The religious views of Fidel Castro are a matter of public interest.

According to The Washington Post, former president of Cuba Fidel Castro's letters from prison suggest that he "was a man of unusual spiritual depth – and a fervent believer in God". Writing to the father of a fallen comrade, Castro writes: I will not speak of him as if he were absent, he has not been and he will never be. These are not mere words of consolation. Only those of us who feel it truly and permanently in the depths of our souls can comprehend this. Physical life is ephemeral, it passes inexorably... This truth should be taught to every human being – that the immortal values of the spirit are above physical life. What sense does life have without these values? What then is it to live? Those who understand this and generously sacrifice their physical life for the sake of good and justice – how can they die? God is the supreme idea of goodness and justice.

Religious upbringing
Castro was baptized and raised a Roman Catholic as a child, but did not practice as one.

Criticism of aspects of religion
In Oliver Stone's documentary Comandante, Castro states, "I have never been a believer", and has total conviction that there is only one life. Pope John XXIII clashed with Castro in 1962 after Castro suppressed Catholic institutions in Cuba, and this led to later claims on the internet that Castro had been excommunicated. However, it appears that these claims are apocryphal. Castro has criticized what he sees as elements of the Bible that have been used to justify the oppression of both women and people of African descent throughout history.

Treatment of religious issues as leader of Cuba
During a visit of Jesse Jackson in 1984, Castro accompanied him to a Methodist Church service where he even spoke from the pulpit with a Bible before him, an event that marked a beginning of increased openness towards Christianity in Cuba. In 1992, Castro agreed to loosen restrictions on religion, and even permitted church-going Catholics to join the Communist Party of Cuba. He began describing his country as "secular", rather than as "atheist". Pope John Paul II visited Cuba in 1998, the first visit by a reigning pontiff to the island. Castro and the Pope appeared side by side in public on several occasions during the visit. Castro wore a dark blue business suit, rather than fatigues, in his public meetings with the Pope, and treated him with reverence and respect.
In December 1998, Castro formally re-instated Christmas Day as the official celebration for the first time since its abolition by the Communist Party in 1969. Cubans were again allowed to mark Christmas as a holiday, and to openly hold religious processions. The Pope sent a telegram to Castro, thanking him for restoring Christmas as a public holiday.

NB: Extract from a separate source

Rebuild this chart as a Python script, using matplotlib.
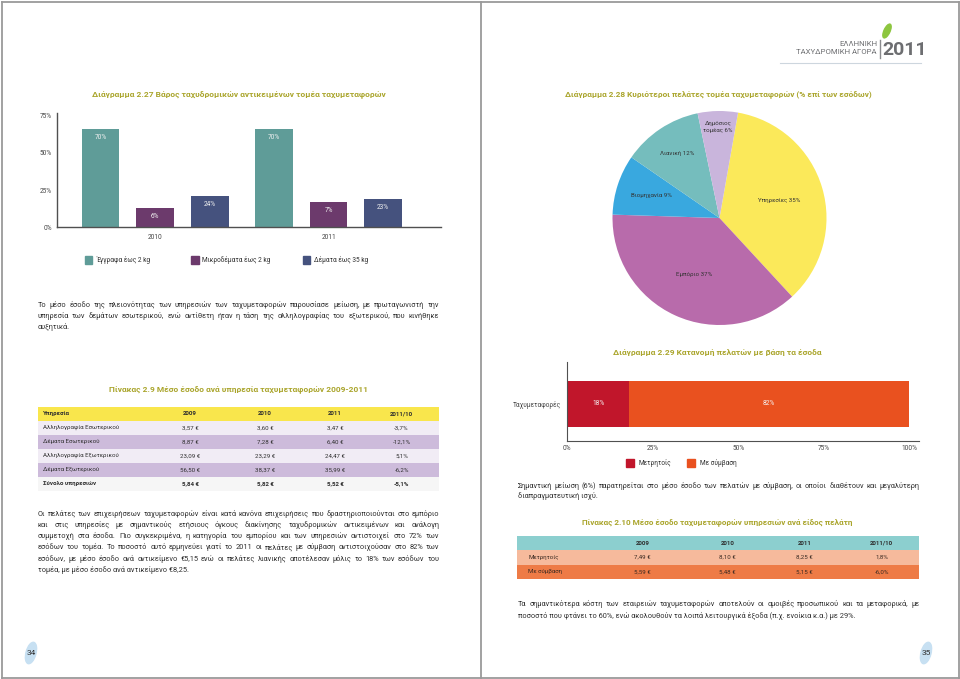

Castro attended a Roman Catholic convent blessing in 2003. The purpose of this unprecedented event was to help bless the newly restored convent in Old Havana, and to mark the fifth anniversary of the Pope's visit to Cuba. The senior spiritual leader of the Orthodox Christian faith arrived in Cuba in 2004, the first time any Orthodox Patriarch has visited Latin America in the Church's history: Ecumenical Patriarch Bartholomew I consecrated a cathedral in Havana and bestowed an honor on Fidel Castro. His aides said that he was responding to the decision of the Cuban Government to build and donate to the Orthodox Christians a tiny Orthodox cathedral in the heart of old Havana. After Pope John Paul II's death in April 2005, an emotional Castro attended a mass in his honor in Havana's cathedral, and signed the Pope's condolence book at the Vatican Embassy. He had last visited the cathedral in 1959, 46 years earlier, for the wedding of one of his sisters. Cardinal Jaime Lucas Ortega y Alamino led the mass and welcomed Castro, who was dressed in a black suit, expressing his gratitude for the "heartfelt way that the death of our Holy Father John Paul II was received (in Cuba)".

In his 2009 spoken autobiography, Castro said that Christianity exhibited "a group of very humane precepts" which gave the world "ethical values" and a "sense of social justice", before relating that, "If people call me Christian, not from the standpoint of religion, but from the standpoint of social vision, I declare that I am a Christian."

On March 28, 2012, Castro had a 30-minute meeting with Pope Benedict XVI, during the Pope's three-day visit to Cuba. The Pope had previously called for an end to the U.S. embargo on Cuba, and the Pope made statements encouraging a more open Cuban society, while Castro asked the Pope about his role and about the changes the Church had experienced over the last century.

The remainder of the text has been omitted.